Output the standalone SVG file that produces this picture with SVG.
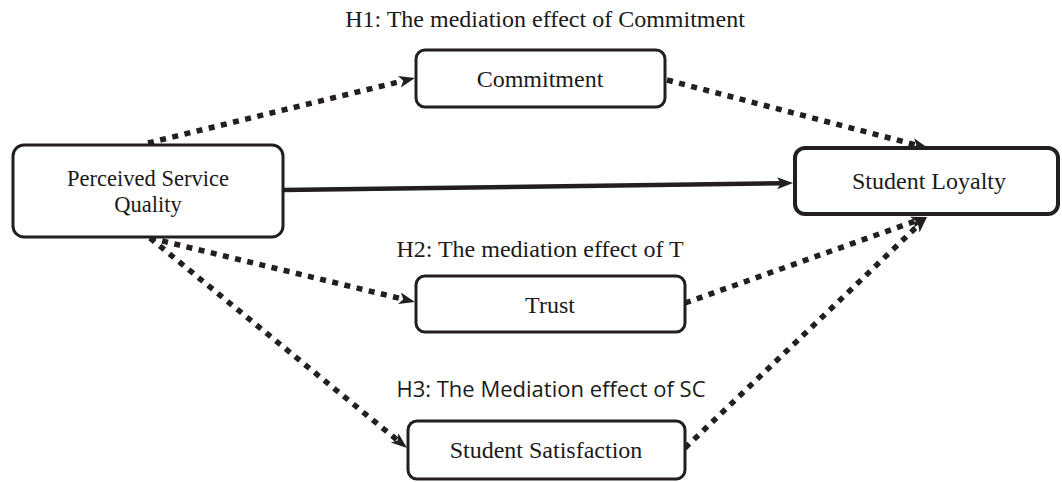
<svg xmlns="http://www.w3.org/2000/svg" width="1062" height="482" viewBox="0 0 1062 482">
  <style>
    .node { fill: #ffffff; stroke: #231f20; stroke-width: 3; }
    .thick { stroke-width: 4; }
    .t { font-family: "Liberation Serif", "Times New Roman", serif; font-size: 24px; fill: #1a1a1a; text-anchor: middle; }
    .s { font-family: "Open Sans", "Liberation Sans", sans-serif; font-size: 22px; fill: #1a1a1a; text-anchor: middle; }
    .dot { fill: none; stroke: #231f20; stroke-width: 5.5; stroke-dasharray: 6 6.5; marker-end: url(#arr); }
    .solid { fill: none; stroke: #231f20; stroke-width: 4.5; marker-end: url(#arr); }
  </style>
  <defs>
    <marker id="arr" markerUnits="userSpaceOnUse" markerWidth="17" markerHeight="13" refX="4" refY="6" orient="auto" viewBox="0 0 17 13">
      <path d="M0,0 L16,6 L0,12 L4,6 Z" fill="#231f20"/>
    </marker>
  </defs>
  <rect width="1062" height="482" fill="#ffffff"/>

  <g id="labels">
    <text class="t" x="545" y="27">H1: The mediation effect of Commitment</text>
    <text class="t" x="540" y="257">H2: The mediation effect of T</text>
    <text class="s" x="551" y="397">H3: The Mediation effect of SC</text>
  </g>

  <g id="connectors">
    <line class="dot" x1="148" y1="143" x2="403.3" y2="80.8"/>
    <line class="dot" x1="667" y1="80" x2="916.4" y2="145"/>
    <line class="solid" x1="283" y1="190" x2="781" y2="183.2"/>
    <line class="dot" x1="150" y1="238" x2="403.3" y2="299.2"/>
    <line class="dot" x1="150" y1="238" x2="397.7" y2="440.4"/>
    <line class="dot" x1="685" y1="303" x2="915.7" y2="221"/>
    <line class="dot" x1="685" y1="448" x2="918.3" y2="225.3"/>
  </g>

  <g id="psq">
    <rect class="node" x="13" y="145" width="270" height="92" rx="11"/>
    <text class="t" x="148" y="186" style="font-size:22.5px">Perceived Service</text>
    <text class="t" x="148" y="212" style="font-size:22.5px">Quality</text>
  </g>
  <g id="commitment">
    <rect class="node" x="416" y="50" width="249" height="57" rx="9"/>
    <text class="t" x="540" y="87">Commitment</text>
  </g>
  <g id="loyalty">
    <rect class="node thick" x="795" y="148" width="263" height="66" rx="10"/>
    <text class="t" x="929" y="189">Student Loyalty</text>
  </g>
  <g id="trust">
    <rect class="node" x="416" y="276" width="269" height="56" rx="9"/>
    <text class="t" x="550" y="313">Trust</text>
  </g>
  <g id="satisfaction">
    <rect class="node" x="408" y="421" width="277" height="58" rx="9"/>
    <text class="t" x="546" y="458">Student Satisfaction</text>
  </g>
</svg>
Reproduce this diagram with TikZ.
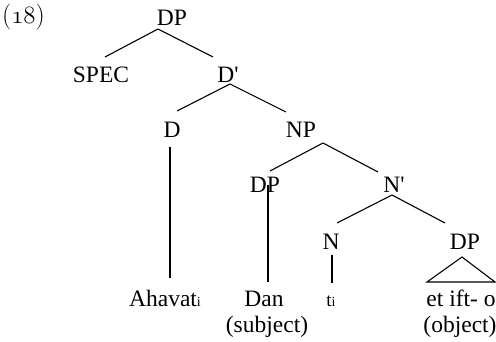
\documentclass[tikz,border=0pt]{standalone}
\usepackage{fontspec}
\setmainfont{Liberation Serif}[Ligatures=TeXOff]
\newcommand\exnum[1]{{\fontsize{26}{30}\selectfont
  \fontencoding{TU}\fontfamily{lmr}\fontseries{m}\fontshape{n}\selectfont(%
  {\fontencoding{OML}\fontfamily{cmm}\fontseries{m}\fontshape{it}\selectfont #1}%
  )}}
\begin{document}
\begin{tikzpicture}[x=1pt,y=-1pt,
  lab/.style={anchor=base,inner sep=0pt,font=\fontsize{23.5}{28}\selectfont},
  edge/.style={line width=1.1pt}]
\useasboundingbox (0,0) rectangle (496,342);
% example number
\node[anchor=base,inner sep=0pt] (ex) at (23.5,24) {\exnum{18}};
% tree labels
\node[lab] (dp0)  at (172,26)  {DP};
\node[lab] (spec) at (101,83)  {SPEC};
\node[lab] (dbar) at (228,83)  {D'};
\node[lab] (d)    at (172,138) {D};
\node[lab] (np)   at (301,138) {NP};
\node[lab] (dp2)  at (265,193) {DP};
\node[lab] (nbar) at (394,193) {N'};
\node[lab] (n)    at (331,250) {N};
\node[lab] (dp3)  at (465,250) {DP};
% leaves
\node[lab] (ahavat) at (165,306) {Ahavat{\fontsize{14}{16}\selectfont i}};
\node[lab] (dan)    at (264,306) {Dan};
\node[lab] (subj)   at (267,332) {(subject)};
\node[lab] (ti)     at (331,306) {{\fontsize{19}{20}\selectfont t}{\fontsize{14}{16}\selectfont i}};
\node[lab] (etifto) at (461,306) {et ift- o};
\node[lab] (obj)    at (460,332) {(object)};
% branches
\draw[edge] ([shift={(4,-26)}]spec.base) -- ([shift={(-14,3)}]dp0.base) -- ([shift={(-15,-26)}]dbar.base);
\draw[edge] ([shift={(5,-27)}]d.base) -- ([shift={(2,1)}]dbar.base) -- ([shift={(-15,-26)}]np.base);
\draw[edge] ([shift={(5,-22)}]dp2.base) -- ([shift={(22,5)}]np.base) -- ([shift={(-16,-21)}]nbar.base);
\draw[edge] ([shift={(6,-27)}]n.base) -- ([shift={(-2,2)}]nbar.base) -- ([shift={(-20,-27)}]dp3.base);
% vertical lines
\draw[edge] ([shift={(-2,9)}]d.base) -- ([shift={(5,-28)}]ahavat.base);
\draw[edge] ([shift={(3,-8)}]dp2.base) -- ([shift={(4,-24)}]dan.base);
\draw[edge] ([shift={(1,5)}]n.base) -- ([shift={(1,-23)}]ti.base);
% triangle
\draw[edge,line join=miter] ([shift={(-3,7)}]dp3.base) -- ([shift={(34,-24)}]etifto.base) -- ([shift={(-34,-24)}]etifto.base) -- cycle;
\end{tikzpicture}
\end{document}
==================================================
From the material above, copy each line that includes the word "standalone".

SOLUTION TO THE EXERCISE:
Output the standalone SVG file that produces this picture with SVG.
\documentclass[tikz,border=0pt]{standalone}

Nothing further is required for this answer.